Album Review: Ultraísta – Sister

Spacey synth sound

Experimental pop-rock trio, Ultraísta, have just released their sophomore full-length LP, Sister, since their self-titled debut back in 2012. Fast fact – the band’s name is inspired by some early 20th-century Spanish literary movement known as “ultraísmo” and, as the band collectively confides, their sound “was conceived from a love of Afrobeat, electronica, art and inspired by tequila.” An odd lot, indeed, comprised of Nigel Godrich, Radiohead’s highly revered producer; Joey Waronker, regular session musician for R.E.M. and Beck; and chartreuse Laura Bettinson. Both Godrich and Waronker are members of the supergroup Atoms for Peace. Anyways, on the radar gun this project clocks in at 42 minutes of runtime with nine songs. All the tunes sort of blend into each other for a hazy, fractured stretch of a listen teeming with copious amounts of ambient synth, club-beat percussion lines and water-logged vocals. The team crafts an unremittingly jaded soundscape that drips with verve.

The first track, “Tin King’,” has a panoramic warping and muffled acapella while also led by this Daedalian drum-track. It’s very layered from the outset, much is happening and has this disorienting effect. Instruments come and go, not limited to just this track, although this one seems their most illustrious out of the rest. Various modulated synth waves prevail through all the tracks as this is their primary weapon in the project; it’s an electronica album, and it’s all executed in a very fractured manner and dangerously lacks any inherent structure.

It’s also chock full of these digitally synthesized arpeggios sounding like the wind-chimes outside a nursing home in an interstellar ocean, sometimes even the likes of celestial insects in the track “Bumblebees.” This track is another dissonant utterance within the sonic oeuvre – broken tick-tack metallic bongos, slow ambient notes struck with bored patience, breathless singing and even some stately strings! This track is particularly touching.

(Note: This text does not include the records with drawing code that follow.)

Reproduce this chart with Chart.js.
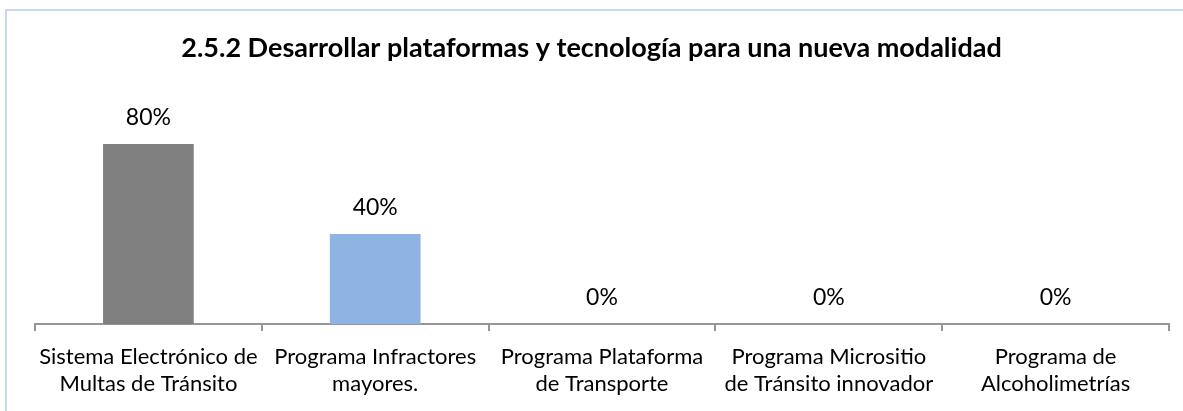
<!DOCTYPE html>
<html>
<head>
<meta charset="utf-8">
<script src="https://cdn.jsdelivr.net/npm/chart.js@4"></script>
<style>
    body { margin: 0; background: #fff; }
    #frame {
        position: absolute; left: 5px; top: 9px; width: 1200px; height: 420px;
        border-left: 2px solid #c6d9f1; border-top: 2px solid #c6d9f1;
    }
    #wrap { position: absolute; left: 0; top: 0; width: 1183px; height: 411px; }
</style>
</head>
<body>
<div id="frame"></div>
<div id="wrap"><canvas id="barChart" width="1183" height="411"></canvas></div>
<script>
// Chart data
const chartTitle = '2.5.2 Desarrollar plataformas y tecnología para una nueva modalidad';
const categories = [
    ['Sistema Electrónico de', 'Multas de Tránsito'],
    ['Programa Infractores', 'mayores.'],
    ['Programa Plataforma', 'de Transporte'],
    ['Programa Micrositio', 'de Tránsito innovador'],
    ['Programa de', 'Alcoholimetrías']
];
const values = [80, 40, 0, 0, 0];
const barColors = ['#808080', '#8eb4e3', '#808080', '#808080', '#808080'];

const fontFamily = 'Lato, "Open Sans", sans-serif';

// Title centred on the whole canvas (the built-in one centres on the padded box)
const canvasTitle = {
    id: 'canvasTitle',
    afterDraw(chart) {
        const ctx = chart.ctx;
        ctx.save();
        ctx.font = 'bold 27px ' + fontFamily;
        ctx.fillStyle = '#000';
        ctx.textAlign = 'center';
        ctx.textBaseline = 'alphabetic';
        ctx.fillText(chartTitle, chart.width / 2, 57);
        ctx.restore();
    }
};

// Value labels above each bar
const valueLabels = {
    id: 'valueLabels',
    afterDatasetsDraw(chart) {
        const ctx = chart.ctx;
        const meta = chart.getDatasetMeta(0);
        ctx.save();
        ctx.font = '23px ' + fontFamily;
        ctx.fillStyle = '#000';
        ctx.textAlign = 'center';
        ctx.textBaseline = 'alphabetic';
        meta.data.forEach(function(bar, i) {
            ctx.fillText(values[i] + '%', bar.x, bar.y - 19);
        });
        ctx.restore();
    }
};

new Chart(document.getElementById('barChart'), {
    type: 'bar',
    data: {
        labels: categories,
        datasets: [{
            data: values,
            backgroundColor: barColors,
            categoryPercentage: 1,
            barPercentage: 0.4
        }]
    },
    options: {
        responsive: false,
        animation: false,
        layout: {
            padding: { left: 35, right: 14, top: 99, bottom: 1 }
        },
        plugins: {
            legend: { display: false },
            tooltip: { enabled: false },
            title: { display: false }
        },
        scales: {
            x: {
                grid: {
                    display: true,
                    drawOnChartArea: false,
                    drawTicks: true,
                    tickLength: 7,
                    color: '#969696',
                    lineWidth: 2
                },
                border: { color: '#969696', width: 2 },
                ticks: {
                    color: '#000',
                    maxRotation: 0,
                    autoSkip: false,
                    padding: 12,
                    font: { family: fontFamily, size: 22, lineHeight: 1.25 }
                }
            },
            y: {
                display: false,
                min: 0,
                max: 100
            }
        }
    },
    plugins: [valueLabels, canvasTitle]
});
</script>
</body>
</html>
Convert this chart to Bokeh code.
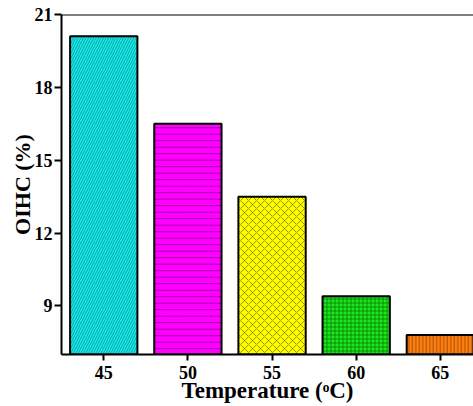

It’s one of those you dance to in a covert room and just lose yourself. It’s wavy and voluminous.

Sister, holistically, is like this spectral space soundtrack scored for daunting interplanetary exploration, with the aperture at the part when you see the ship softly exploding in the near-distance just out of reach and any remaining hope. It’s really delicate and melodic and morose, especially in tracks like “The Moon and Mercury” wherein there’s a clear contrivance to make it sound warbled and ethereal, yet offset with slightly crass, slightly despondent lyrics like, “I don’t know what it is to know myself,” or, “prick me in the ass so I can see the shadow of a moon and mercury.”

All in all, the mercurial instrumentation disinterring and disintegrating makes the piece overly-wrought and hard to follow, a bit cacophonic. Yet, if all aspects of the music were separated it’d sound really immaculate and all, but it’s just really muddled and kind of drowned out by all the peripheral noise. Although, the thing still sounds like an obsidian prism pirouetting under a corona of stars, yet it’s overly lavish, a little cloying. So, if you’re content with an inundation of tightly-tuned channels blending into a kaleidoscopic head-twist then look no further, sonic discombobulation will now shower upon you.